**AIM:** Return, without pictures, the lines from the start of the data through the one that contains "from matplotlib.patches import FancyBboxPatch".

**DATA EXCERPT:**
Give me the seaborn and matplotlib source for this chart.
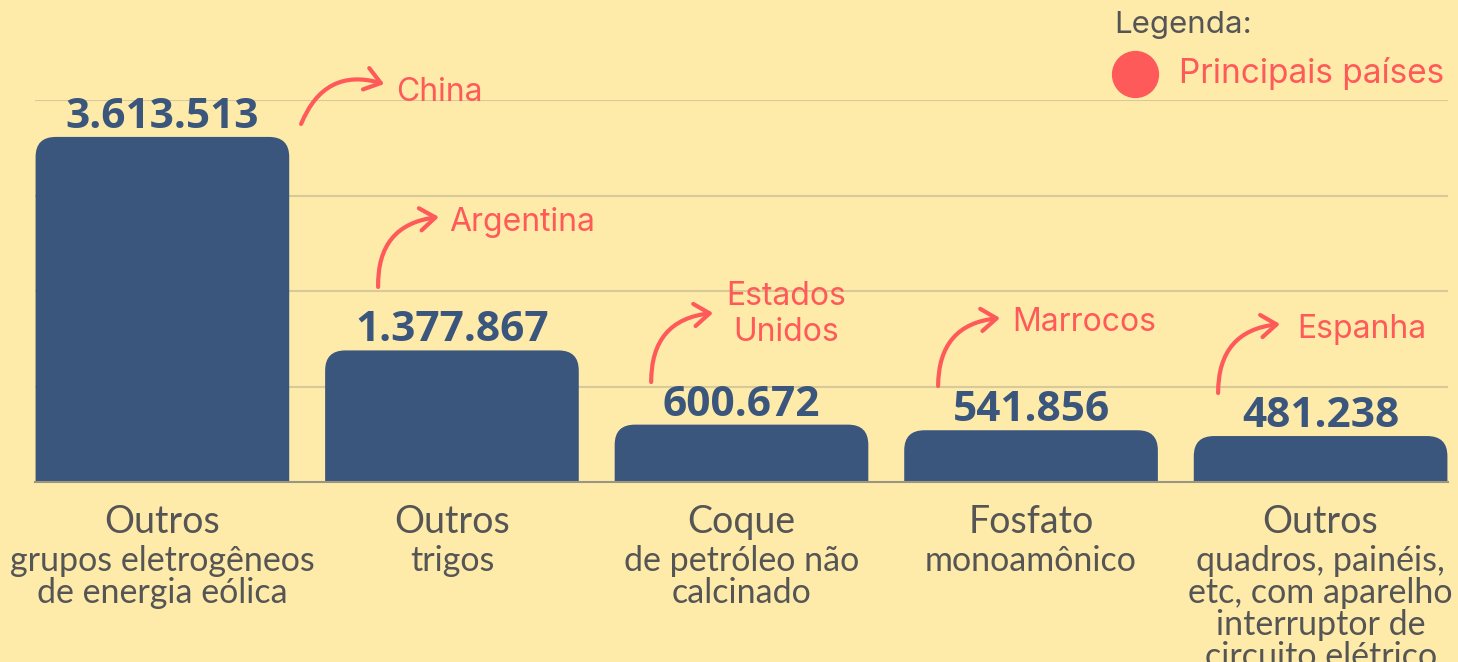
import pandas as pd
import seaborn as sns
import matplotlib.pyplot as plt
from matplotlib.patches import FancyBboxPatch

# Data
produtos = ['Outros grupos eletrogêneos', 'Outros trigos', 'Coque de petróleo',
            'Fosfato monoamônico', 'Outros quadros, painéis']
valores = [3613513, 1377867, 600672, 541856, 481238]
rotulos_valor = ['3.613.513', '1.377.867', '600.672', '541.856', '481.238']
titulo_cat = ['Outros', 'Outros', 'Coque', 'Fosfato', 'Outros']
sub_cat = ['grupos eletrogêneos\nde energia eólica', 'trigos',
           'de petróleo não\ncalcinado', 'monoamônico',
           'quadros, painéis,\netc, com aparelho\ninterruptor de\ncircuito elétrico']
paises = ['China', 'Argentina', 'Estados\nUnidos', 'Marrocos', 'Espanha']

BG = '#FEEBAA'
BLUE = '#3A567D'
RED = '#FF5A5A'
GRAY = '#555555'

df = pd.DataFrame({'produto': produtos, 'valor': valores})

sns.set_style('white')
plt.rcParams['font.family'] = ['Lato', 'DejaVu Sans']

fig = plt.figure(figsize=(14.58, 6.62), dpi=100, facecolor=BG)
ax = fig.add_axes([35 / 1458, 180 / 662, 1413 / 1458, 382 / 662])
ax.set_facecolor(BG)

sns.barplot(data=df, x='produto', y='valor', color=BLUE, saturation=1,
            width=0.876, ax=ax, zorder=2)
ax.set_xlim(-0.44, 4.44)
ax.set_ylim(0, 4000000)

# replace plain bars with top-rounded ones
rx = 0.07
ry = 210000
for p in list(ax.patches):
    x, w, h = p.get_x(), p.get_width(), p.get_height()
    fb = FancyBboxPatch((x, -ry), w, h + ry,
                        boxstyle=f'round,pad=0,rounding_size={rx}',
                        mutation_aspect=ry / rx, facecolor=BLUE,
                        edgecolor='none', zorder=2)
    p.remove()
    ax.add_patch(fb)

ax.set_yticks([1000000, 2000000, 3000000, 4000000])
ax.yaxis.grid(True, color='#D8CA98', linewidth=1.5)
ax.set_axisbelow(True)
ax.tick_params(left=False, bottom=False, labelleft=False, labelbottom=False)
ax.set_xlabel('')
ax.set_ylabel('')
for s in ['top', 'right', 'left']:
    ax.spines[s].set_visible(False)
ax.spines['bottom'].set_color('#9A9682')
ax.spines['bottom'].set_linewidth(1.5)
ax.spines['bottom'].set_zorder(3)

# value labels
for i, (v, t) in enumerate(zip(valores, rotulos_valor)):
    ax.annotate(t, (i, v), xytext=(0, 6.5), textcoords='offset points',
                ha='center', va='baseline', fontsize=30.5, fontweight='bold',
                color=BLUE, family=['Open Sans', 'DejaVu Sans'],
                annotation_clip=False)

# category labels
for i in range(len(produtos)):
    ax.text(i, -420000, titulo_cat[i], ha='center', va='center',
            fontsize=27, color=GRAY, clip_on=False)
    ax.text(i, -655000, sub_cat[i], ha='center', va='top', fontsize=24.5,
            color=GRAY, linespacing=1.0, clip_on=False)

# country arrows
seta_ini = [(0.479, 3749000), (0.745, 2042000), (1.688, 1047000),
            (2.679, 1005000), (3.646, 932000)]
seta_fim = [(0.766, 4167000), (0.955, 2775000), (1.902, 1770000),
            (2.893, 1717000), (3.860, 1654000)]
texto_pos = [(0.807, 4080000), (0.990, 2720000), (2.154, 1750000),
             (2.935, 1675000), (3.919, 1602000)]
for i, nome in enumerate(paises):
    ax.annotate('', xy=seta_fim[i], xytext=seta_ini[i], annotation_clip=False,
                arrowprops=dict(arrowstyle='->,head_length=0.55,head_width=0.4',
                                connectionstyle='arc3,rad=-0.45', color=RED,
                                lw=3, shrinkA=0, shrinkB=0, mutation_scale=20))
    ha = 'center' if '\n' in nome else 'left'
    ax.text(texto_pos[i][0], texto_pos[i][1], nome, ha=ha, va='center',
            fontsize=23, color=RED, linespacing=1.2, clip_on=False,
            family=['Inter', 'DejaVu Sans'])

# legend
fig.text(1114 / 1458, 1 - 25 / 662, 'Legenda:', ha='left', va='center',
         fontsize=22.5, color=GRAY, family=['Inter', 'DejaVu Sans'])
ax.scatter([1135 / 1458], [1 - 74 / 662], s=1090, color=RED,
           transform=fig.transFigure, clip_on=False, zorder=5)
fig.text(1179 / 1458, 1 - 74 / 662, 'Principais países', ha='left',
         va='center', fontsize=24, color=RED, family=['Inter', 'DejaVu Sans'])

plt.savefig('out.png', dpi=100, facecolor=BG)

**RESPONSE FOR THIS EXERCISE:**
Give me the seaborn and matplotlib source for this chart.
import pandas as pd
import seaborn as sns
import matplotlib.pyplot as plt
from matplotlib.patches import FancyBboxPatch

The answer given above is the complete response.